Sex and the City (advertised as Sex and the City: The Movie) is a 2008 American romantic comedy film written and directed by Michael Patrick King in his feature film directorial debut. It is a continuation of the 1998–2004 television series about four friends, Carrie Bradshaw (Sarah Jessica Parker), Samantha Jones (Kim Cattrall), Charlotte York Goldenblatt (Kristin Davis) and Miranda Hobbes (Cynthia Nixon), and their lives as women in New York City.

The world premiere took place at Leicester Square in London on May 15, 2008, and premiered on May 28, 2008, in the United Kingdom and on May 30, 2008, in the United States. Despite mixed reviews from critics, calling the film an extended episode of the series, it was a commercial success, grossing over $415 million worldwide from a $65 million budget.

A sequel to the film, titled Sex and the City 2, was released in 2010 to similar commercial success but even larger critical failure. A third film was announced in December 2016, but was ultimately cancelled and replaced by a sequel miniseries, And Just Like That..., on HBO Max.

Plot
Taking place a few years after the events of the Sex and the City television series, Carrie is now in a committed relationship with Mr. Big, and they are viewing apartments with plans to move in together. Carrie falls in love with a penthouse far from their price range. Big offers to pay for it. Carrie offers to sell her own apartment, although she also fears that she would have no legal rights to their home in case they separate, as they are not married. To quell her fears, Big suggests that they marry. Charlotte hires her longtime friend, Anthony Marantino, as the wedding planner.

Carrie shows Anthony and Charlotte the vintage suit she plans to marry Big in, but no one except Carrie loves it. Carrie is asked by her Vogue editor Enid to do a spread for Vogue called "The Last Single Girl". She gets to dress up in fancy couture gowns and is gifted a gown from Vivienne Westwood, which she decides to wear instead of her suit. The ensuing publicity of her engagement blows up her small wedding to a big affair, which makes Big increasingly uncomfortable.

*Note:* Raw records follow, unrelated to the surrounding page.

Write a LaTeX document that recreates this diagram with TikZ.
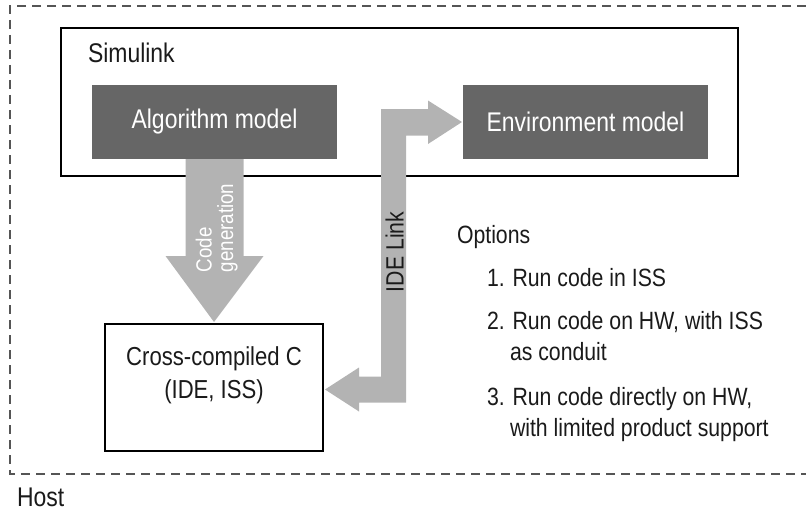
\documentclass[tikz,border=0pt]{standalone}
\usepackage{fontspec}
\setmainfont{Liberation Sans}[FakeStretch=0.85]
\usetikzlibrary{calc}
\definecolor{darkbox}{HTML}{666666}
\definecolor{arrowgray}{HTML}{B3B3B3}
\definecolor{dashgray}{HTML}{555555}
\definecolor{inktext}{HTML}{1A1A1A}
\begin{document}
\begin{tikzpicture}[x=1pt,y=-1pt,
  every node/.style={inner sep=0pt, outer sep=0pt},
  modelbox/.style={fill=darkbox, text=white, minimum width=245pt, minimum height=74pt, font=\fontsize{27}{32}\selectfont},
  framebox/.style={draw=black, line width=1.2pt},
  lbl/.style={font=\fontsize{27}{32}\selectfont, text=inktext},
  opt/.style={font=\fontsize{25}{30}\selectfont, anchor=base west, text=inktext},
  blockarrow/.style={fill=arrowgray},
  hostline/.style={draw=dashgray, line width=1.2pt, dash pattern=on 9pt off 6pt}
]
\useasboundingbox (0,0) rectangle (806,511);

% Host dashed frame (open on the right, runs off the picture)
\coordinate (hTR) at (806,6);
\coordinate (hTL) at (10,6);
\coordinate (hBL) at (10,474);
\coordinate (hBR) at (806,474);
\draw[hostline] (hTR) -- (hTL) -- (hBL) -- (hBR);

% Simulink frame and model blocks
\node[framebox, minimum width=677pt, minimum height=148pt] (sim) at (399.5,102) {};
\node[modelbox] (alg) at (214.5,122) {Algorithm model};
\node[modelbox] (env) at (585.5,122) {Environment model};

% Cross-compiled C box
\node[framebox, minimum width=218pt, minimum height=127pt] (cc) at (214,387.5) {};

% Code generation block arrow
\fill[blockarrow] ($(alg.south)+(-29,0)$) -- ($(alg.south)+(29,0)$) -- ($(alg.south)+(29,97)$)
  -- ($(alg.south)+(49,97)$) -- ($(cc.north)+(0,-2)$) -- ($(alg.south)+(-49,97)$)
  -- ($(alg.south)+(-29,97)$) -- cycle;

% IDE Link double-headed block arrow
\coordinate (ideA) at ($(env.west)+(-1,0)$);
\coordinate (ideB) at ($(cc.east)+(2,2)$);
\fill[blockarrow] (ideA) -- (428,144) -- (428,135.5) -- (406,135.5) -- (406,402.5)
  -- (359,402.5) -- (359,411.5) -- (ideB) -- (359,367.5) -- (359,376.5)
  -- (381,376.5) -- (381,109) -- (428,109) -- (428,100.5) -- cycle;

% Labels
\node[lbl, anchor=base west] (simlbl) at (88,63) {Simulink};
\node[lbl, font=\fontsize{26}{31}\selectfont, anchor=base] (cc1) at (214,365.7) {Cross-compiled C};
\node[lbl, font=\fontsize{26}{31}\selectfont, anchor=base] (cc2) at (214,398.3) {(IDE, ISS)};
\node[lbl, anchor=base west] (host) at (17,506) {Host};
\node[font=\fontsize{25}{30}\selectfont, text=inktext, rotate=90, anchor=base west] (idelbl) at (403.5,292) {IDE Link};
\node[font=\fontsize{22}{26}\selectfont, text=white, rotate=90, anchor=base west] (cg1) at (211.5,272) {Code};
\node[font=\fontsize{22}{26}\selectfont, text=white, rotate=90, anchor=base west] (cg2) at (233,272) {generation};

% Options list
\node[opt] (optt) at (457,243) {Options};
\node[opt] (o1) at (487,286.7) {1. Run code in ISS};
\node[opt] (o2a) at (487,329.3) {2. Run code on HW, with ISS};
\node[opt] (o2b) at (510,360.7) {as conduit};
\node[opt] (o3a) at (487,405) {3. Run code directly on HW,};
\node[opt] (o3b) at (510,436) {with limited product support};
\end{tikzpicture}
\end{document}
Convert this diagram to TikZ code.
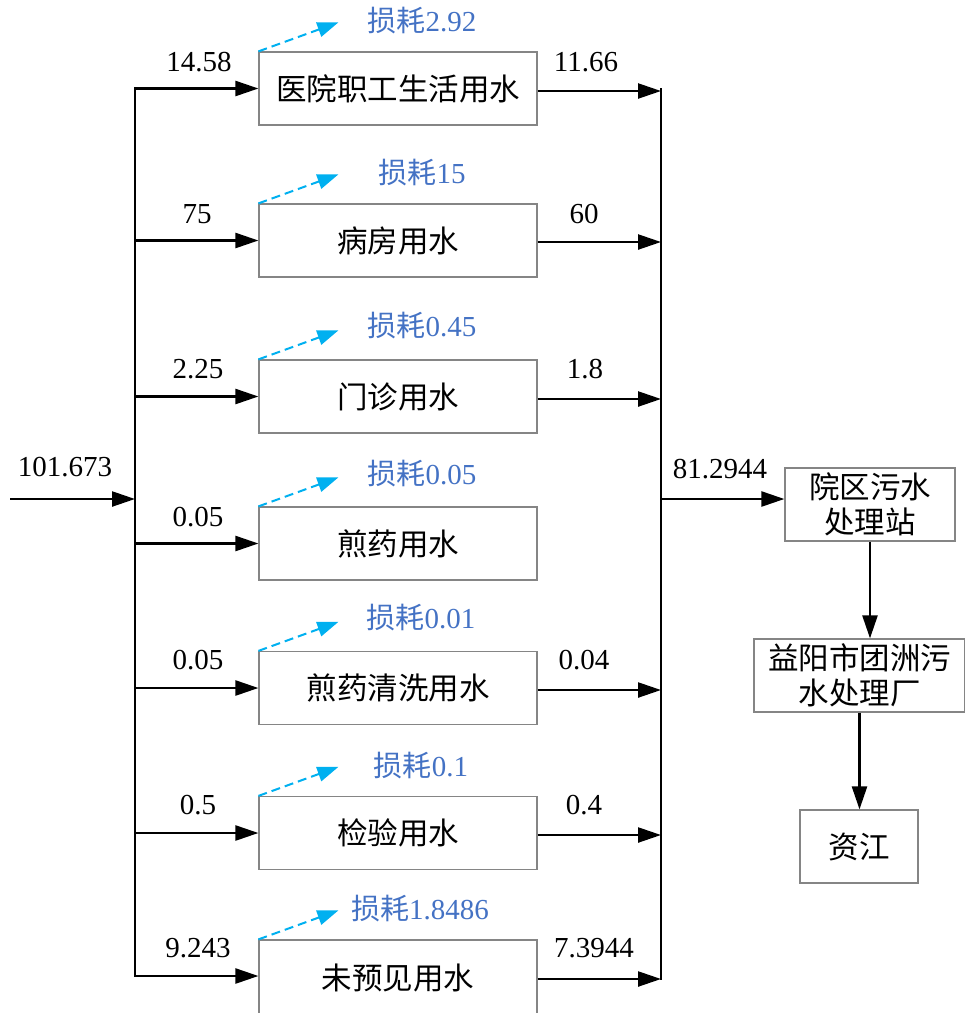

Miranda, who has settled down in Brooklyn with Steve to raise Brady together, has been so busy with work, that she has not had sex with Steve in six months. When Steve confesses he has cheated on her, Miranda is devastated and immediately leaves him. At Carrie and Big's rehearsal dinner, Steve tries to reconcile with Miranda, but she is still upset and tells Big bluntly that marriage ruins everything. On the wedding day, a stressed-out Big cannot go through with the ceremony. As a devastated Carrie flees the wedding, Big quickly realizes his mistake and catches up with Carrie, who furiously attacks him with her bouquet in the middle of a one-way street.

Miranda tells Charlotte that she may have upset Big, and she wants to tell Carrie. Charlotte tells her not to, as Big has always had doubts about marriage. To console Carrie, the women take her on the honeymoon that she had booked to Mexico, where they de-stress and collect themselves. Upon returning to New York, Carrie hires an assistant, Louise, to help her manage her life. She gets her apartment back, and Louise helps her put up her website. Charlotte, who is married to Harry and has adopted a Chinese girl named Lily, learns she is pregnant. She is fearful that something might happen to her baby, but Carrie reassures her.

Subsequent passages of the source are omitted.